Critique : Scènes de crimes

Laurent Pécha | 10 novembre 2006
Laurent Pécha | 10 novembre 2006

Le film policier est un genre que le cinéma français a souvent su exploiter de façon convaincante grâce à un traitement réaliste. Dans un passé proche, Alain Corneau et son Cousin sont là pour nous le rappeler. Mais justement, depuis que ce réalisateur a petit à petit passé le flambeau au début des années quatre-vingt, personne n'a su en profiter. Pour son premier film, Fréderic Schoendoerffer relève le défi et tente de rivaliser dans un genre dominé exclusivement par les américains. Résultat, non seulement il réalise un film remarquable, mais il réussit aussi à surpasser à bien des égards ce que le cinéma yankee est capable de nous proposer (sur un sujet similaire, Bone collector fait pâle figure).


 

Pour accomplir ce tour de force, il a adopté un point de vue idéal. À l'image de son père avec La 317e Section, il suit de façon systématique et méticuleuse les agissements des deux flics. Le spectateur est alors au cœoeur de l'enquête, comme s'il était un troisième inspecteur. La caméra faisant office de lien entre la salle (ou désormais le salon) et le film. On est constamment impressionné par la précision de la reconstitution qui fait souvent passer Scènes de crimes pour un documentaire, la photo très froide accentuant avec maestria ce sentiment.

 


Grâce à un récit volontairement lent et calme (ici, pas d'inutiles et bêtement spectaculaires poursuites en voiture ou autres fusillades), Scènes de crimes s'éloigne considérablement du modèle du polar américain tendance eighties-nineties, sans pour autant en oublier d'épater son audience avec quelques plaisirs techniques savoureux, à l'image du virtuose plan séquence d'ouverture.
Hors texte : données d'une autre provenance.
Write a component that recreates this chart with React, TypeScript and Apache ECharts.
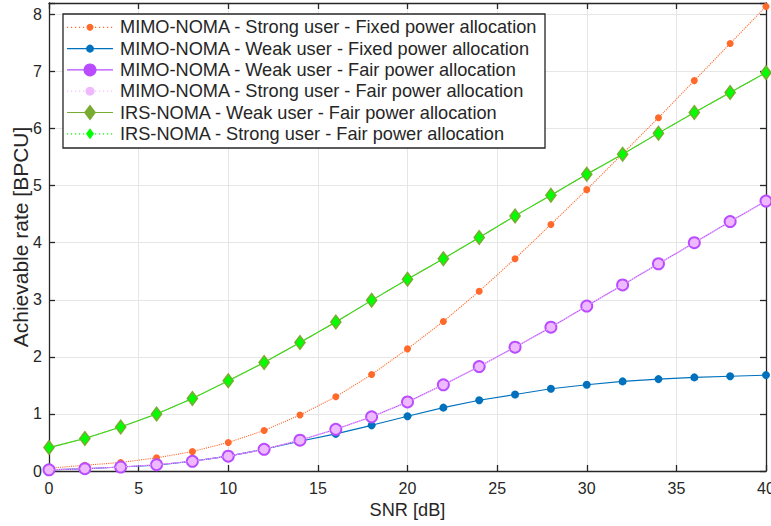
import React, { useEffect, useRef } from "react";
import * as echarts from "echarts";

const snr = [0, 2, 4, 6, 8, 10, 12, 14, 16, 18, 20, 22, 24, 26, 28, 30, 32, 34, 36, 38, 40];
const mimoStrongFixed = [0.05, 0.1, 0.15, 0.23, 0.34, 0.5, 0.71, 0.98, 1.3, 1.69, 2.14, 2.62, 3.15, 3.72, 4.32, 4.93, 5.56, 6.19, 6.84, 7.49, 8.14];
const mimoWeakFixed = [0.02, 0.04, 0.07, 0.1, 0.17, 0.26, 0.38, 0.52, 0.65, 0.8, 0.96, 1.11, 1.24, 1.34, 1.44, 1.51, 1.57, 1.61, 1.64, 1.66, 1.68];
const mimoWeakFair = [0.02, 0.04, 0.07, 0.11, 0.17, 0.26, 0.38, 0.54, 0.73, 0.95, 1.21, 1.51, 1.83, 2.17, 2.52, 2.89, 3.26, 3.63, 4.0, 4.37, 4.73];
const mimoStrongFair = [0.02, 0.04, 0.07, 0.11, 0.17, 0.26, 0.38, 0.54, 0.73, 0.95, 1.21, 1.51, 1.83, 2.17, 2.52, 2.89, 3.26, 3.63, 4.0, 4.37, 4.73];
const irsWeakFair = [0.41, 0.57, 0.77, 1.0, 1.27, 1.58, 1.9, 2.25, 2.61, 2.99, 3.36, 3.72, 4.09, 4.47, 4.83, 5.2, 5.55, 5.92, 6.28, 6.63, 6.98];
const irsStrongFair = [0.41, 0.57, 0.77, 1.0, 1.27, 1.58, 1.9, 2.25, 2.61, 2.99, 3.36, 3.72, 4.09, 4.47, 4.83, 5.2, 5.55, 5.92, 6.28, 6.63, 6.98];

const seriesNames = [
  "MIMO-NOMA - Strong user - Fixed power allocation",
  "MIMO-NOMA - Weak user - Fixed power allocation",
  "MIMO-NOMA - Weak user - Fair power allocation",
  "MIMO-NOMA - Strong user - Fair power allocation",
  "IRS-NOMA - Weak user - Fair power allocation",
  "IRS-NOMA - Strong user - Fair power allocation",
];

const FONT = "'Liberation Sans', Arial, Helvetica, sans-serif";
const AXIS_COLOR = "#262626";

function pairs(vals: number[]) {
  return snr.map((x, i) => [x, vals[i]]);
}

type Look = {
  color: string;
  lineColor: string;
  dotted: boolean;
  symbol: "circle" | "diamond";
  size: [number, number];
};

const looks: Look[] = [
  { color: "#ff6a2b", lineColor: "#ff6a2b", dotted: true, symbol: "circle", size: [7, 7] },
  { color: "#0072bd", lineColor: "#0072bd", dotted: false, symbol: "circle", size: [8, 8] },
  { color: "#b94cff", lineColor: "#b94cff", dotted: false, symbol: "circle", size: [13, 13] },
  { color: "#eeb9ff", lineColor: "#f0bfff", dotted: true, symbol: "circle", size: [9, 9] },
  { color: "#77ac30", lineColor: "#77ac30", dotted: false, symbol: "diamond", size: [12, 16] },
  { color: "#00ff00", lineColor: "#00ff00", dotted: true, symbol: "diamond", size: [8, 11] },
];

function buildLegend() {
  const boxX = 63;
  const boxY = 14;
  const boxW = 482;
  const boxH = 134;
  const rowY0 = 27.3;
  const rowStep = 21.3;
  const lineX1 = 67;
  const lineX2 = 113;
  const markX = 90;
  const textX = 120;
  const Z = 100;
  const els: any[] = [
    {
      type: "rect",
      z: Z,
      shape: { x: boxX, y: boxY, width: boxW, height: boxH },
      style: { fill: "#ffffff", stroke: AXIS_COLOR, lineWidth: 1.3 },
    },
  ];
  seriesNames.forEach((name, i) => {
    const lk = looks[i];
    const y = rowY0 + i * rowStep;
    const lineStyle: any = { stroke: lk.lineColor, lineWidth: 1.2 };
    if (lk.dotted) lineStyle.lineDash = [1.2, 2.8];
    els.push({
      type: "line",
      z: Z + 1,
      shape: { x1: lineX1, y1: y, x2: lineX2, y2: y },
      style: lineStyle,
    });
    const [w, h] = lk.size;
    if (lk.symbol === "circle") {
      els.push({
        type: "circle",
        z: Z + 2,
        shape: { cx: markX, cy: y, r: w / 2 },
        style: { fill: lk.color },
      });
    } else {
      els.push({
        type: "polygon",
        z: Z + 2,
        shape: {
          points: [
            [markX, y - h / 2],
            [markX + w / 2, y],
            [markX, y + h / 2],
            [markX - w / 2, y],
          ],
        },
        style: { fill: lk.color },
      });
    }
    els.push({
      type: "text",
      z: Z + 2,
      x: textX,
      y: y,
      style: {
        text: name,
        fontFamily: FONT,
        fontSize: 18.2,
        fill: AXIS_COLOR,
        verticalAlign: "middle",
        align: "left",
      },
    });
  });
  return els;
}

export default function App() {
  const ref = useRef<HTMLDivElement>(null);
  useEffect(() => {
    if (!ref.current) return;
    const chart = echarts.init(ref.current, undefined, { renderer: "svg" });
    const baseX = { type: "value", min: 0, max: 40, interval: 5 };
    const baseY = { type: "value", min: 0, max: 8.2, interval: 1 };
    const axisLine = { show: true, onZero: false, lineStyle: { color: AXIS_COLOR, width: 1.3 } };
    const axisTick = { show: true, inside: true, length: 6, lineStyle: { color: AXIS_COLOR, width: 1.3 } };
    chart.setOption({
      animation: false,
      backgroundColor: "#ffffff",
      grid: { left: 49, right: 5, top: 3, bottom: 55, containLabel: false, outerBoundsMode: "none" },
      graphic: { elements: buildLegend() },
      xAxis: [
        {
          ...baseX,
          position: "bottom",
          name: "SNR [dB]",
          nameLocation: "middle",
          nameGap: 30,
          nameMoveOverlap: false,
          nameTextStyle: { fontFamily: FONT, fontSize: 18.2, color: AXIS_COLOR },
          axisLine,
          axisTick,
          axisLabel: { fontFamily: FONT, fontSize: 16, color: AXIS_COLOR, margin: 9 },
          splitLine: { show: true, lineStyle: { color: "#e6e6e6", width: 1 } },
        },
        {
          ...baseX,
          position: "top",
          axisLine,
          axisTick,
          axisLabel: { show: false },
          splitLine: { show: false },
        },
      ],
      yAxis: [
        {
          ...baseY,
          position: "left",
          name: "Achievable rate [BPCU]",
          nameLocation: "middle",
          nameGap: 18,
          nameMoveOverlap: false,
          nameTextStyle: { fontFamily: FONT, fontSize: 21, color: AXIS_COLOR },
          axisLine,
          axisTick,
          axisLabel: {
            fontFamily: FONT,
            fontSize: 16,
            color: AXIS_COLOR,
            margin: 7,
            formatter: (v: number) => (Math.abs(v - Math.round(v)) < 1e-9 ? String(Math.round(v)) : ""),
          },
          splitLine: { show: true, lineStyle: { color: "#e6e6e6", width: 1 } },
        },
        {
          ...baseY,
          position: "right",
          axisLine,
          axisTick,
          axisLabel: { show: false },
          splitLine: { show: false },
        },
      ],
      series: [mimoStrongFixed, mimoWeakFixed, mimoWeakFair, mimoStrongFair, irsWeakFair, irsStrongFair].map(
        (vals, i) => {
          const lk = looks[i];
          return {
            name: seriesNames[i],
            type: "line",
            data: pairs(vals),
            symbol: lk.symbol,
            symbolSize: lk.symbol === "circle" ? lk.size[0] : lk.size,
            showAllSymbol: true,
            lineStyle: { color: lk.lineColor, width: 1.1, type: lk.dotted ? "dotted" : "solid" },
            itemStyle: { color: lk.color, borderWidth: 0 },
            z: 2 + i,
          };
        }
      ),
    });
    return () => chart.dispose();
  }, []);
  return (
    <div
      ref={ref}
      style={{ position: "fixed", left: 0, top: 0, width: 771, height: 526, background: "#fff" }}
    />
  );
}
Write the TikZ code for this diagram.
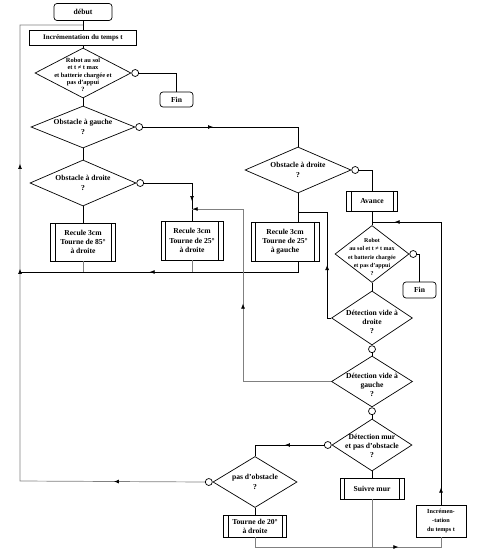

Ce que Schoendoerffer ne perd jamais de vue, c'est cette volonté de coller constamment à la réalité des faits quitte à en montrer toute l'atrocité qui en découle. Un manifeste de mise en scène qui culmine dans une séquence d'autopsie particulièrement éprouvante. L'autre gros point fort du film provient de l'absence de jugement dans le regard porté par Schoenderffer sur ses personnages. À aucun moment le réalisateur-scénariste ne cherche à expliquer leurs motivations, que ce soit celles des flics ou du tueur. L'attrait et la fascination qu'exerce le film sur le spectateur n'en sont qu'accentués, chacun étant alors libre de se faire sa propre opinion.

 


Porté par des performances d'acteurs remarquables, Charles Berling et André Dussollier donnant l'impression d'avoir toujours été flics, Scènes de crimes marque les débuts d'un cinéaste mature et talentueux. Un cinéaste qui, malgré la relative indifférence (publique) dans laquelle son film est sorti, aura su confirmer avec Agents secrets tout le bien que l'on pensait de lui. Un cinéaste rare, capable de reprendre avec intelligence et respect une certaine idée du cinéma de genre, mort-vivant depuis une vingtaine d'années. Un cinéaste à suivre donc avec un immense intérêt.